ESB 5692

                       As Passed House

                        March 2, 1994


Title:  An act relating to financing conservation investment by electrical, gas, and water companies.


Brief Description:  Financing conservation investment by electrical, gas, and water companies.


Sponsors:  Senators Sutherland, Moore, Prentice, Jesernig, Williams, A. Smith, Amondson, Hochstatter, Roach, West and Oke.


Brief History:

  Reported by House Committee on:

Energy & Utilities, February 24, 1994, DP;

  Passed House, March 2, 1994, 94-0.




Majority Report:  Do pass.  Signed by 9 members:  Representatives Bray, Chair; Finkbeiner, Vice Chair; Casada, Ranking Minority Member; Chandler, Assistant Ranking Minority Member; Caver; Johanson; Kessler; Kremen and Long.


Staff:  Fred Adair (786-7110).


Background:  The bill relates to the financing of conservation measures by regulated electrical, gas, and water utilities.


Conservation can be less costly and have less environmental impact than adding generating resources.


Investment in conservation creates customer-owned assets, such as building insulation or high-efficiency appliances.  Because these expenditures do not result in property owned by the utility, the utility cannot finance the expenditures by the traditional method of issuing mortgage bonds secured by utility property. 


At present, capital markets do not view unearned future rate surcharges for recovery of conservation expenditures to be a credit worthy borrowing base.  Passage of this bill is considered by a number of prominent financing institutions to provide greater certainty with respect to the future recovery of conservation investments and would permit creation of a new class of secured debt specifically designed to finance conservation assets.


Summary of Bill:  A regulated utility may file a conservation service tariff with the Utilities and Transportation Commission.  The commission has its usual authority concerning tariff submissions.


The utility may ask the commission to determine that specific expenditures under the tariff are bondable conservation investments.  Bondable conservation investments shall be included in the utility's rate base.  The commission shall approve rates sufficient to recover bondable conservation investments in the rate base and costs associated with the investments.

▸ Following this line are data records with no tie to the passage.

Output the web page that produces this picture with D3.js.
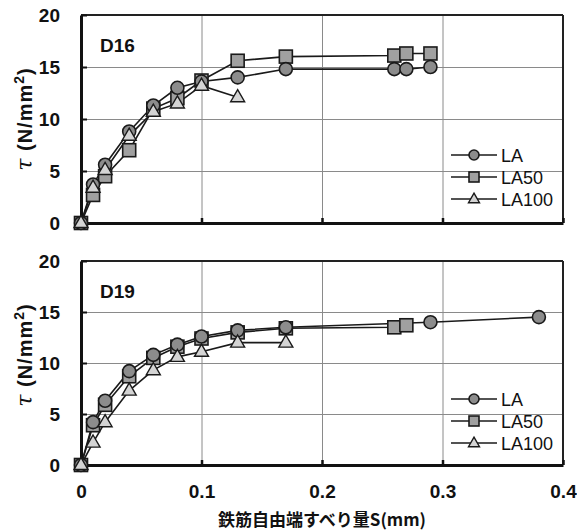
<!DOCTYPE html>
<html><head><meta charset="utf-8">
<script src="https://cdn.jsdelivr.net/npm/d3@7"></script>
<style>
body{margin:0;background:#fff;}
svg{display:block;}
</style></head>
<body>
<svg id="chart" width="577" height="530"></svg>
<script>
// ---- data ----
const seriesNames = ["LA", "LA50", "LA100"];
const xTicks = [0, 0.1, 0.2, 0.3, 0.4];
const xTickLabels = ["0", "0.1", "0.2", "0.3", "0.4"];
const yTicks = [0, 5, 10, 15, 20];
const panelTitles = ["D16", "D19"];

// D16
const d16_LA_s   = [0, 0.01, 0.02, 0.04, 0.06, 0.08, 0.10, 0.13, 0.17, 0.26, 0.27, 0.29];
const d16_LA_t   = [0, 3.7, 5.6, 8.8, 11.3, 13.0, 13.6, 14.0, 14.8, 14.8, 14.8, 15.0];
const d16_LA50_s = [0, 0.01, 0.02, 0.04, 0.06, 0.08, 0.10, 0.13, 0.17, 0.26, 0.27, 0.29];
const d16_LA50_t = [0, 2.7, 4.5, 7.0, 11.0, 12.0, 13.7, 15.6, 16.0, 16.1, 16.3, 16.3];
const d16_LA100_s = [0, 0.01, 0.02, 0.04, 0.06, 0.08, 0.10, 0.13];
const d16_LA100_t = [0, 3.4, 5.1, 8.4, 10.7, 11.5, 13.2, 12.1];

// D19
const d19_LA_s   = [0, 0.01, 0.02, 0.04, 0.06, 0.08, 0.10, 0.13, 0.17, 0.29, 0.38];
const d19_LA_t   = [0, 4.2, 6.3, 9.2, 10.8, 11.8, 12.6, 13.2, 13.5, 14.0, 14.5];
const d19_LA50_s = [0, 0.01, 0.02, 0.04, 0.06, 0.08, 0.10, 0.13, 0.17, 0.26, 0.27];
const d19_LA50_t = [0, 3.9, 5.9, 8.7, 10.5, 11.6, 12.4, 13.0, 13.4, 13.5, 13.7];
const d19_LA100_s = [0, 0.01, 0.02, 0.04, 0.06, 0.08, 0.10, 0.13, 0.17];
const d19_LA100_t = [0, 2.2, 4.2, 7.3, 9.3, 10.6, 11.1, 12.0, 12.0];

const zip = (s, t) => s.map((v, i) => ({s: v, t: t[i]}));
const panels = [
  {title: panelTitles[0], top: 15, height: 208, legendY: 155, titleY: 119,
   series: [zip(d16_LA_s, d16_LA_t), zip(d16_LA50_s, d16_LA50_t), zip(d16_LA100_s, d16_LA100_t)]},
  {title: panelTitles[1], top: 261, height: 204, legendY: 399, titleY: 355,
   series: [zip(d19_LA_s, d19_LA_t), zip(d19_LA50_s, d19_LA50_t), zip(d19_LA100_s, d19_LA100_t)]}
];

const left = 81, width = 482;
const svg = d3.select("#chart");
const x = d3.scaleLinear().domain([0, 0.4]).range([0, width]);

const numFont = "'Liberation Sans', Arial, sans-serif";
const lineColor = "#1a1a1a";
const fills = ["#8c8c8c", "#a0a0a0", "#d4d4d4"];

function marker(g, type, size) {
  if (type === 0) {
    g.append("circle").attr("r", size/2).attr("fill", fills[0]).attr("stroke", lineColor).attr("stroke-width", 1.6);
  } else if (type === 1) {
    g.append("rect").attr("x", -size/2).attr("y", -size/2).attr("width", size).attr("height", size)
      .attr("fill", fills[1]).attr("stroke", lineColor).attr("stroke-width", 1.6);
  } else {
    const sym = d3.symbol().type(d3.symbolTriangle).size(size * size * Math.sqrt(3) / 4);
    g.append("path").attr("d", sym()).attr("transform", "translate(0,0.5)")
      .attr("fill", fills[2]).attr("stroke", lineColor).attr("stroke-width", 1.4);
  }
}

panels.forEach((p, pi) => {
  const y = d3.scaleLinear().domain([0, 20]).range([p.height, 0]);
  const g = svg.append("g").attr("transform", `translate(${left},${p.top})`);

  // gridlines
  g.append("g").attr("class", "grid")
    .call(d3.axisLeft(y).tickValues(yTicks.slice(1, 4)).tickSize(-width).tickFormat(""))
    .call(a => a.select(".domain").remove())
    .call(a => a.selectAll("line").attr("stroke", "#8a8a8a").attr("stroke-width", 1));
  g.append("g").attr("class", "grid")
    .attr("transform", `translate(0,${p.height})`)
    .call(d3.axisBottom(x).tickValues(xTicks.slice(1, 4)).tickSize(-p.height).tickFormat(""))
    .call(a => a.select(".domain").remove())
    .call(a => a.selectAll("line").attr("stroke", "#8a8a8a").attr("stroke-width", 1));

  // frame: top/right thinner
  g.append("line").attr("x1", 0).attr("x2", width).attr("y1", 0).attr("y2", 0)
    .attr("stroke", "#222").attr("stroke-width", 2);
  g.append("line").attr("x1", width).attr("x2", width).attr("y1", 0).attr("y2", p.height)
    .attr("stroke", "#222").attr("stroke-width", 2);

  // inward ticks
  g.append("g").call(d3.axisRight(y).tickValues(yTicks).tickSize(6).tickFormat(""))
    .call(a => a.select(".domain").remove())
    .call(a => a.selectAll("line").attr("stroke", "#111").attr("stroke-width", 2));
  g.append("g").attr("transform", `translate(0,${p.height})`)
    .call(d3.axisTop(x).tickValues(xTicks).tickSize(5).tickFormat(""))
    .call(a => a.select(".domain").remove())
    .call(a => a.selectAll("line").attr("stroke", "#111").attr("stroke-width", 2.5));

  // left / bottom axes (thick)
  g.append("g").call(d3.axisLeft(y).tickValues(yTicks).tickSize(0).tickPadding(21).tickFormat(d3.format("d")))
    .call(a => a.select(".domain").attr("stroke", "#111").attr("stroke-width", 3))
    .call(a => a.selectAll("text").attr("font-family", numFont).attr("font-weight", "bold")
      .attr("font-size", 19).attr("fill", "#111"));
  const xa = g.append("g").attr("transform", `translate(0,${p.height})`)
    .call(d3.axisBottom(x).tickValues(xTicks).tickSize(0).tickPadding(20)
      .tickFormat((d, i) => xTickLabels[i]))
    .call(a => a.select(".domain").attr("stroke", "#111").attr("stroke-width", 3))
    .call(a => a.selectAll("text").attr("font-family", numFont).attr("font-weight", "bold")
      .attr("font-size", 19).attr("fill", "#111"));
  if (pi === 0) xa.selectAll("text").remove();

  // y title
  const yt = svg.append("text")
    .attr("transform", `translate(32,${p.titleY}) rotate(-90)`)
    .attr("text-anchor", "middle").attr("font-family", numFont).attr("font-size", 20)
    .attr("letter-spacing", 1)
    .attr("font-weight", "bold").attr("fill", "#111");
  yt.append("tspan").attr("font-style", "italic").attr("font-family", "'DejaVu Serif', serif").attr("font-weight", "normal").attr("font-size", 22).text("τ");
  yt.append("tspan").text(" (N/mm");
  yt.append("tspan").attr("dy", -8).attr("font-size", 14).text("2");
  yt.append("tspan").attr("dy", 8).text(")");

  // panel title
  g.append("text").attr("x", 19).attr("y", 37).attr("font-family", numFont)
    .attr("font-size", 19).attr("font-weight", "bold").attr("fill", "#111").text(p.title);

  // series lines + markers
  const line = d3.line().x(d => x(d.s)).y(d => y(d.t));
  p.series.forEach((data) => {
    g.append("path").datum(data).attr("d", line).attr("fill", "none")
      .attr("stroke", lineColor).attr("stroke-width", 1.6);
  });
  [1, 0, 2].forEach(si => {
    const data = p.series[si];
    g.append("g").selectAll("g").data(data).join("g")
      .attr("transform", d => `translate(${x(d.s)},${y(d.t)})`)
      .each(function() { marker(d3.select(this), si, si === 2 ? 14 : 13); });
  });

  // legend
  const lg = svg.append("g").attr("transform", `translate(451,${p.legendY})`);
  seriesNames.forEach((name, si) => {
    const row = lg.append("g").attr("transform", `translate(0,${si * 22})`);
    row.append("line").attr("x1", 0).attr("x2", 46).attr("stroke", lineColor).attr("stroke-width", 1.4);
    const m = row.append("g").attr("transform", "translate(23,0)");
    marker(m, si, si === 2 ? 11 : 10);
    row.append("text").attr("x", 50).attr("y", 6.5).attr("font-family", numFont)
      .attr("font-size", 18).attr("fill", "#111").text(name);
  });
});

// x axis title
svg.append("text").attr("x", 322).attr("y", 526).attr("text-anchor", "middle")
  .attr("font-family", "'Noto Sans CJK JP', sans-serif").attr("font-size", 17).attr("font-weight", "bold")
  .attr("fill", "#111").text("鉄筋自由端すべり量S(mm)");
</script>
</body></html>
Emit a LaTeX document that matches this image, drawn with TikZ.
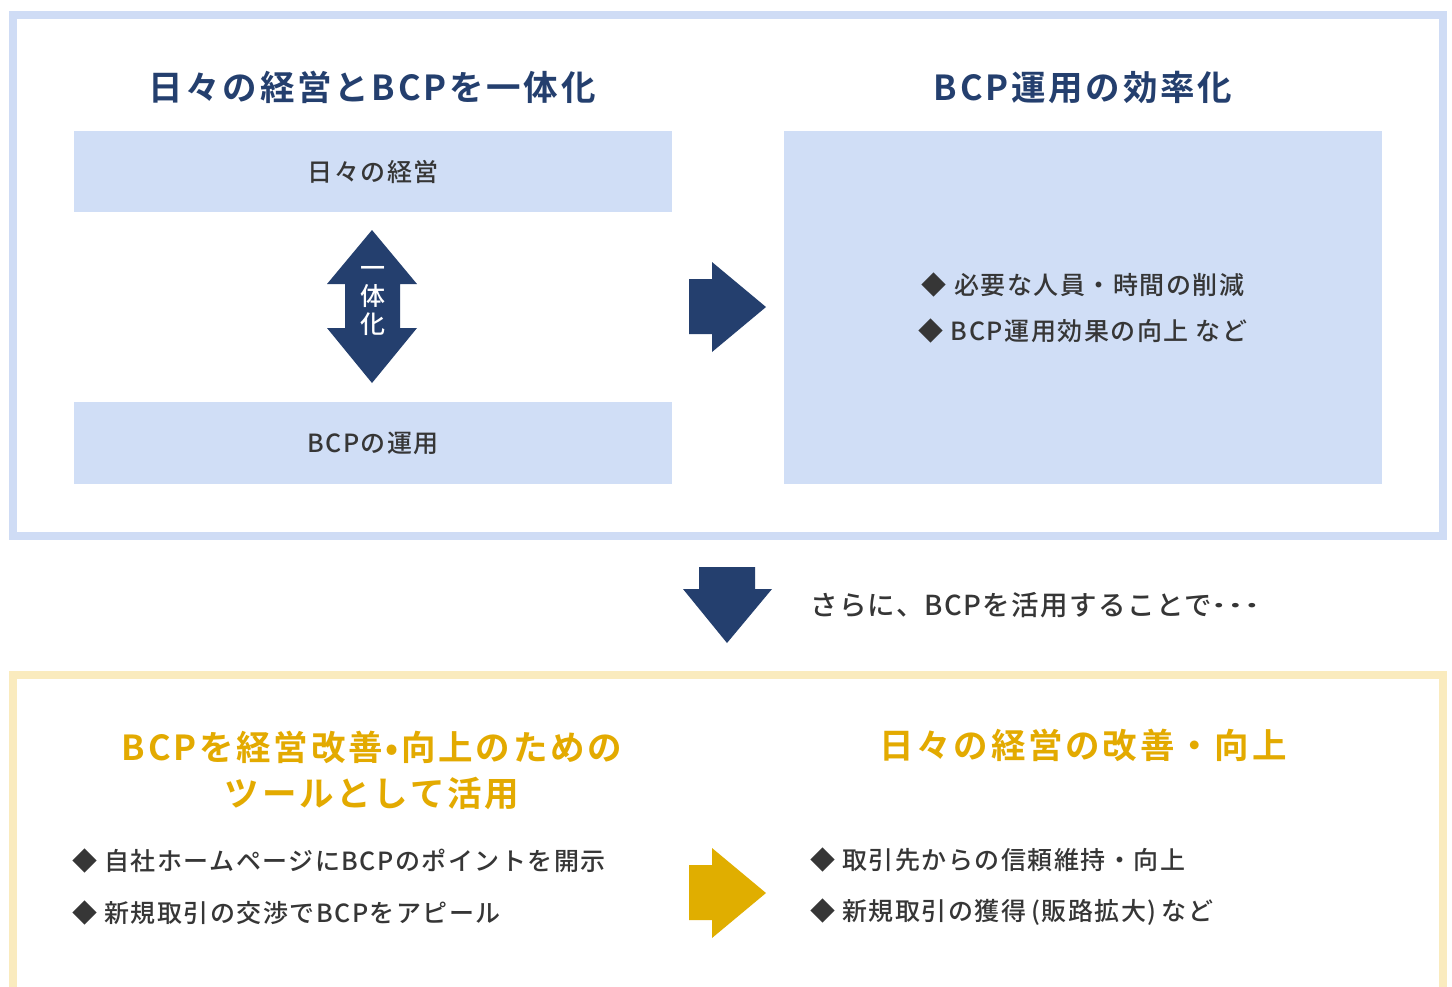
\documentclass[tikz,border=0pt]{standalone}
\usepackage{graphicx}
\usepackage{fontspec}
\setmainfont{Noto Sans CJK JP}[LetterSpace=6, UprightFont=* Medium, BoldFont=* Bold]
\definecolor{navy}{HTML}{243F6E}
\definecolor{lblue}{HTML}{D0DEF6}
\definecolor{frameblue}{HTML}{CFDCF5}
\definecolor{frameyel}{HTML}{FAEBBE}
\definecolor{gold}{HTML}{E3AA00}
\definecolor{goldarrow}{HTML}{E0AE00}
\definecolor{txt}{HTML}{363636}
\begin{document}
\begin{tikzpicture}[x=1pt,y=-1pt,
  titlenavy/.style={font=\fontsize{34.5}{40}\selectfont\bfseries\addfontfeature{LetterSpace=8}, text=navy, inner sep=0},
  titlegold/.style={font=\fontsize{34.5}{46}\selectfont\bfseries\addfontfeature{LetterSpace=8}, text=gold, inner sep=0, align=center},
  body/.style={font=\fontsize{25}{28}\selectfont, text=txt, inner sep=0},
  bluebox/.style={fill=lblue, inner sep=0, minimum width=598pt},
]
\useasboundingbox (0,0) rectangle (1452,986);
\fill[white] (0,0) rectangle (1452,986);
% frames
\draw[frameblue, line width=8pt] (13,15) rectangle (1443,536);
\draw[frameyel, line width=8pt] (13,1000) -- (13,675) -- (1443,675) -- (1443,1000);

% top titles
\node[titlenavy] (t1) at (372,87) {日々の経営とBCPを一体化};
\node[titlenavy] (t2) at (1083,87) {BCP運用の効率化};

% left boxes
\node[bluebox, body, minimum height=81pt] (b1) at (373,171.5) {日々の経営};
\node[bluebox, body, minimum height=82pt] (b2) at (373,443) {BCPの運用};

% double arrow
\fill[navy] (372,230) -- (417,284) -- (400,284) -- (400,328) -- (417,328) -- (372,383)
  -- (327,328) -- (345,328) -- (345,284) -- (327,284) -- cycle;
\node[font=\fontsize{25}{28}\selectfont, text=white, align=center, inner sep=0] (ittai) at (373,301) {一\\体\\化};

% right arrow
\fill[navy] (689,279) -- (712,279) -- (712,262) -- (766,307) -- (712,352) -- (712,334) -- (689,334) -- cycle;

% right box
\node[bluebox, minimum height=353pt] (r) at (1083,307.5) {};
\node[body] (r1) at (1083,285) {◆ 必要な人員・時間の削減};
\node[body] (r2) at (1083,331) {◆ BCP運用効果の向上 など};

% down arrow
\fill[navy] (699,567) -- (755,567) -- (755,589) -- (772,589) -- (727,643) -- (683,589) -- (699,589) -- cycle;
\node[body, font=\fontsize{27.5}{30}\selectfont\addfontfeature{LetterSpace=5}, anchor=west] (mid) at (810,605) {さらに、BCPを活用することで\raisebox{0.3em}{\scalebox{1.6}[1]{…}}};

% bottom titles
\node[titlegold] (t3) at (372,770) {BCPを経営改善•向上のための\\ツールとして活用};
\node[titlegold] (t4) at (1083,745) {日々の経営の改善・向上};

% bottom bullets
\node[body, anchor=west] (l1) at (72,861) {◆ 自社ホームページにBCPのポイントを開示};
\node[body, anchor=west] (l2) at (72,913) {◆ 新規取引の交渉でBCPをアピール};
\node[body, anchor=west] (q1) at (810,860) {◆ 取引先からの信頼維持・向上};
\node[body, anchor=west] (q2) at (810,912) {◆ 新規取引の獲得\hspace{0.2em}(販路拡大)\hspace{0.2em}など};

% yellow arrow
\fill[goldarrow] (689,865) -- (712,865) -- (712,848) -- (766,893) -- (712,938) -- (712,920) -- (689,920) -- cycle;
\end{tikzpicture}
\end{document}
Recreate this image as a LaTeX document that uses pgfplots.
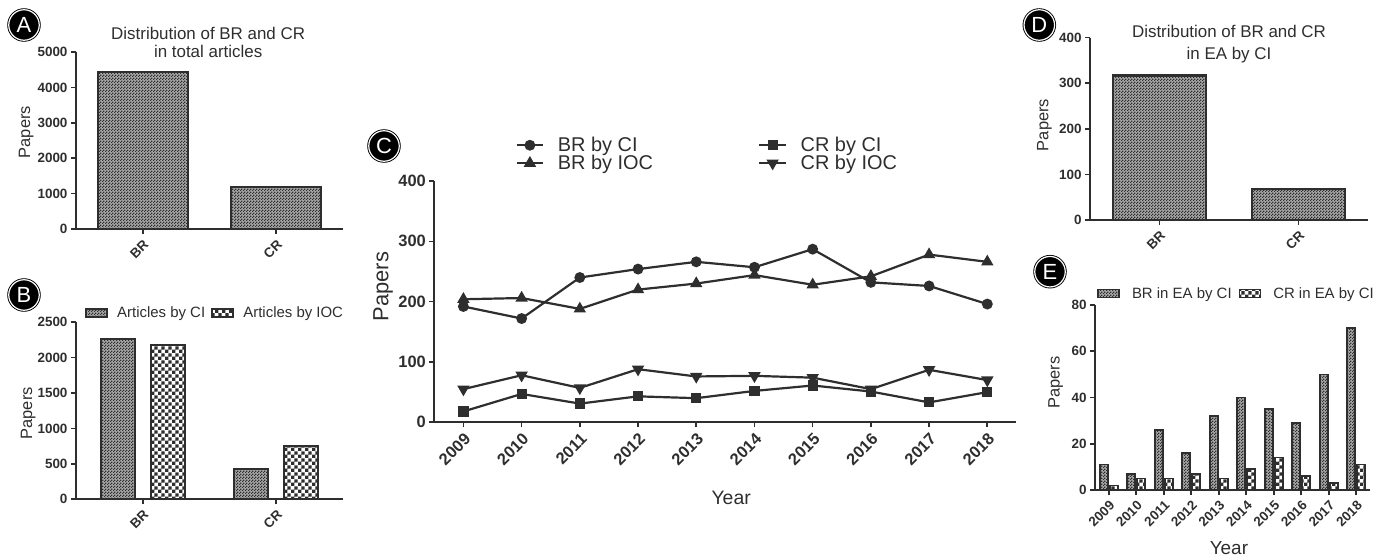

The commission is not precluded from adopting or continuing other conservation policies or programs so long as they do not impair conservation investment assets. 


If a customer discontinues utility service, the commission may require that the customer's share of conservation expenditures be removed from the rate base of the utility.


Utilities may issue conservation bonds upon approval by the commission, with conservation investment assets as collateral.  Conservation investment assets are property for the purpose of securing conservation bonds.


Commingling of revenues does not defeat or adversely affect the relative priority of a security interest.  Bondholders have a limited perfected security interest in the conservation investment assets.


A transfer of conservation investment assets, approved by the commission, is a true sale.  A successor to a bankrupt utility shall satisfy all obligations concerning conservation bonds.


Conservation investments made prior to the effective date of the bill may be qualified as collateral for conservation bonds.


Fiscal Note:  Not requested.


Effective Date:  Ninety days after adjournment of session in which bill is passed.


Testimony For:  Puget Power has been a leader in conservation investment.  It has been done by borrowing, but conservation measures are not bond collateral.  This bill can create a statutory promise that could be bond collateral.  This would raise bond ratings and enable cheaper and more conservation.  This is important because conservation measures are still needed and are cost effective, but there is a perception that generating costs are cheaper.


There is no lessening of the Utilities and Transportation Commission's powers.  The bill was worked out closely with the commission.  The basic commission role would be unchanged.


Contractors cited specific conservation savings they have achieved, the good jobs that conservation activity provides, and the importance of steady programs so as to avoid the turbulence of firing and rehiring with a fluctuating workload.


Testimony Against:  None.


Witnesses:  (Pro) Senator Sutherland, prime sponsor; William Weaver, Puget Sound Power and Light; Wally Gibson, Northwest Power Planning Council; Arnold French, Betschart Electric of Olympia; Scott Thomson, Holaday-Parks, Inc. of Seattle; Jim McKillip, Wescor Distributing, Inc. of Portland; Al Elwin, HVAC engineer of Kirkland; George Caan, state Energy Office; Dave Furgason, Cochran Electric of Seattle; Brian Butz, AWCSW of Seattle; Einar Johanson, E. Johanson Insulation and Glass of Seattle; Jack Challender, Northstar Electric of Kenmore; and Martin Worth, lighting business, Seattle.